By Laurie Kazan-Alleexportprod-chartn

I am not one for graphs or bar charts but today I saw a diagram that really made sense. It plotted the levels of Canadian asbestos production from 1948 until 2002 alongside the incidence of asbestos-related deaths.[1] What was as clear as the nose on your face was the deadly impact that Canada’s asbestos industry has had on its citizens. Thirty years after asbestos production had peaked, asbestos-related mortality had reached an all-time high. It doesn’t take a rocket scientist to understand the cause and effect relationship between exposure to asbestos and disease. Wherever asbestos has been mined, processed or used, disease and death follows.

Mesothelioma mortality in Canada has been rising since the 1960s with 400+ deaths now being registered every year. Predictably mesothelioma hotspots include areas where asbestos exposure was rife including asbestos mining regions, shipyard towns and sites where asbestos was manufactured or processed. People in these locations have paid and will continue to pay with their lives for the profits of asbestos companies. In Ontario, the number of new mesothelioma diagnoses rose by 260% between 1982 (20) and 2002 (72).
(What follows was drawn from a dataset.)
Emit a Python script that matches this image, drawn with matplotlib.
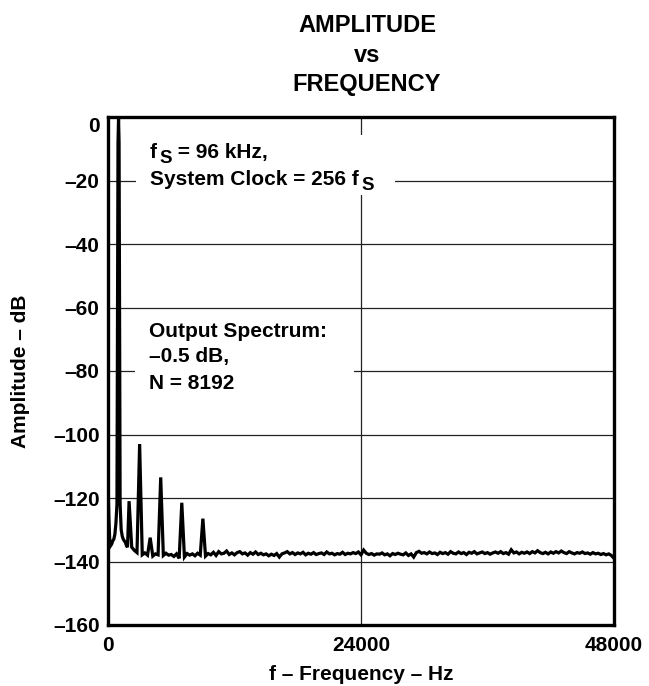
import numpy as np
import matplotlib
matplotlib.use("Agg")
import matplotlib.pyplot as plt
from matplotlib.patches import Rectangle

plt.rcParams['font.family'] = ['Liberation Sans', 'DejaVu Sans']
plt.rcParams['font.weight'] = 'bold'

# low end of the spectrum: DC skirt and the 1 kHz fundamental
low_freq = [0, 80, 160, 250, 350, 450, 550, 650, 750, 850, 900, 950, 1000,
            1050, 1100, 1150, 1250, 1350, 1450, 1550, 1650, 1750, 1850]
low_amp = [-115, -126, -133, -135, -134.5, -133.5, -133, -131.5, -128, -122,
           -60, -8, -0.5, -8, -60, -122, -130, -132, -133, -133.5, -134,
           -135, -135.5]

# noise floor, 250 Hz bins from 2 kHz to 48 kHz
floor_start = 2000
floor_step = 250
floor_amp = [
    -130.0, -135.5, -136.5, -137.2, -137.5, -137.9, -137.3, -138.0, -137.6, -138.3,
    -137.6, -137.9, -137.7, -138.1, -137.4, -138.0, -137.8, -138.4, -137.6, -139.0,
    -137.8, -138.6, -137.5, -138.0, -137.6, -138.2, -137.4, -138.0, -137.7, -138.3,
    -137.5, -137.9, -137.1, -138.1, -136.9, -137.6, -137.4, -136.7, -137.8, -137.3,
    -137.9, -137.2, -136.9, -137.6, -137.3, -138.0, -137.2, -137.7, -137.0, -137.8,
    -137.4, -137.9, -137.6, -138.2, -137.7, -138.1, -137.5, -138.6, -137.6, -137.3,
    -136.9, -137.6, -137.2, -137.8, -137.3, -137.6, -137.1, -137.9, -137.4, -137.7,
    -137.2, -137.8, -137.5, -137.3, -137.8, -137.0, -137.6, -137.4, -137.9, -137.5,
    -137.7, -137.1, -137.8, -137.4, -137.6, -137.2, -137.5, -137.0, -137.9, -136.4,
    -137.4, -137.8, -137.5, -138.0, -137.6, -137.7, -137.3, -137.9, -137.6, -138.2,
    -137.5, -137.8, -137.4, -137.7, -137.9, -137.3, -138.1, -137.6, -138.6, -137.2,
    -136.8, -137.4, -137.2, -137.6, -137.0, -137.5, -137.3, -137.8, -137.1, -137.5,
    -137.2, -137.7, -136.9, -137.4, -137.6, -137.0, -137.5, -137.2, -137.8, -137.1,
    -137.4, -136.9, -137.6, -137.3, -137.0, -137.5, -137.2, -137.7, -137.3, -137.0,
    -137.4, -136.9, -137.5, -137.2, -137.7, -136.3, -137.3, -137.0, -137.6, -137.1,
    -137.4, -137.0, -137.5, -136.9, -137.3, -136.6, -137.2, -137.5, -137.1, -137.6,
    -137.0, -137.4, -136.9, -137.3, -136.7, -137.2, -137.5, -136.9, -137.3, -137.6,
    -137.2, -137.4, -137.0, -137.5, -137.3, -137.7, -137.2, -137.6, -137.4, -137.8,
    -137.5, -137.9, -137.6, -138.1, -139.0,
]

# harmonics of the 1 kHz tone
harm_freq = [2000, 3000, 4000, 5000, 7000, 9000]
harm_amp = [-121, -103, -132.5, -113.5, -121.5, -126.5]

y_ticks = [0, -20, -40, -60, -80, -100, -120, -140, -160]
y_labels = ['0', '–20', '–40', '–60', '–80', '–100', '–120', '–140', '–160']
x_ticks = [0, 24000, 48000]
x_labels = ['0', '24000', '48000']

floor_freq = floor_start + floor_step * np.arange(len(floor_amp))
floor_vals = np.array(floor_amp, dtype=float)
for f, a in zip(harm_freq, harm_amp):
    floor_vals[floor_freq == f] = a

freq = np.concatenate([low_freq, floor_freq])
amp = np.concatenate([low_amp, floor_vals])

fig = plt.figure(figsize=(6.49, 6.86), dpi=100)
ax = fig.add_axes([108 / 649, 1 - 625 / 686, 506 / 649, 508 / 686])

ax.plot(freq, amp, color='black', lw=2.3, zorder=4, solid_joinstyle='miter')

ax.set_xlim(0, 48000)
ax.set_ylim(-160, 0)
ax.set_xticks(x_ticks)
ax.set_xticklabels(x_labels, fontsize=15, fontweight='bold')
ax.set_yticks(y_ticks)
ax.set_yticklabels(y_labels, fontsize=15, fontweight='bold')
ax.get_yticklabels()[0].set_va('top')
ax.tick_params(axis='both', length=0)
ax.tick_params(axis='x', pad=8)
ax.tick_params(axis='y', pad=6)
ax.grid(True, color='#222222', lw=0.9)
ax.set_axisbelow(True)
for s in ax.spines.values():
    s.set_linewidth(2.4)
    s.set_zorder(5)

# white patches behind the notes (they break the grid lines)
ax.add_patch(Rectangle((0.0553, 0.846), 0.512, 0.118, transform=ax.transAxes,
                       facecolor='white', edgecolor='none', zorder=2))
ax.add_patch(Rectangle((0.0534, 0.447), 0.433, 0.161, transform=ax.transAxes,
                       facecolor='white', edgecolor='none', zorder=2))


def note_sub(x, y, head, sub, tail=''):
    # text with a big, lowered "S" subscript like the data sheet
    t = ax.text(x, y, head, transform=ax.transAxes, fontsize=15,
                fontweight='bold', va='baseline', zorder=3)
    s = ax.annotate(sub, xy=(1, y), xycoords=(t, ax.transAxes),
                    xytext=(1.8, -3.6), textcoords='offset points',
                    fontsize=13.5, fontweight='bold', va='baseline', zorder=3)
    if tail:
        ax.annotate(tail, xy=(1, y), xycoords=(s, ax.transAxes),
                    fontsize=15, fontweight='bold', va='baseline', zorder=3)


note_sub(0.083, 0.919, 'f', 'S', ' = 96 kHz,')
note_sub(0.083, 0.866, 'System Clock = 256 f', 'S')

ax.text(0.0816, 0.567, 'Output Spectrum:', transform=ax.transAxes,
        fontsize=15, fontweight='bold', va='baseline', zorder=3)
ax.text(0.0816, 0.518, '–0.5 dB,', transform=ax.transAxes,
        fontsize=15, fontweight='bold', va='baseline', zorder=3)
ax.text(0.0816, 0.465, 'N = 8192', transform=ax.transAxes,
        fontsize=15, fontweight='bold', va='baseline', zorder=3)

fig.text(367 / 649, 1 - 32 / 686, 'AMPLITUDE', ha='center', va='baseline',
         fontsize=17, fontweight='bold')
fig.text(367 / 649, 1 - 62 / 686, 'vs', ha='center', va='baseline',
         fontsize=17, fontweight='bold')
fig.text(367 / 649, 1 - 91 / 686, 'FREQUENCY', ha='center', va='baseline',
         fontsize=17, fontweight='bold')

fig.text(361 / 649, 1 - 680 / 686, 'f – Frequency – Hz', ha='center',
         va='baseline', fontsize=15, fontweight='bold')
fig.text(21 / 649, 1 - 371 / 686, 'Amplitude – dB', ha='center', va='center',
         rotation=90, fontsize=15, fontweight='bold')

fig.savefig('out.png', dpi=100)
While the incidence of asbestosis seems to be in decline, there is no end in sight for Canada’s mesothelioma epidemic. Although Canadian epidemiologists believe that the incidence of this deadly cancer could decline after 2019, the presence of huge amounts of asbestos contained within the built and natural environment, leads one to question this optimistic forecast.

Commenting on this situation Mary Hesdorffer, the Director of the Mesothelioma Applied Research Foundation, said:

“Despite the fact that Canadian asbestos production has now ceased, the long latency period of asbestos-related diseases means that we will, unfortunately, see many more cases of mesothelioma in the years to come. Each patient diagnosed has a family and friends, a community which will be devastated by this diagnosis. With all that is known about the effects asbestos has on human beings, it is beyond belief that neither Canada nor the U.S. has banned asbestos. Just what are they waiting for?”

Mary is right. The only way to bring the global asbestos catastrophe to an end is for the mining, sale and use of asbestos to be banned the world over. If not now, when?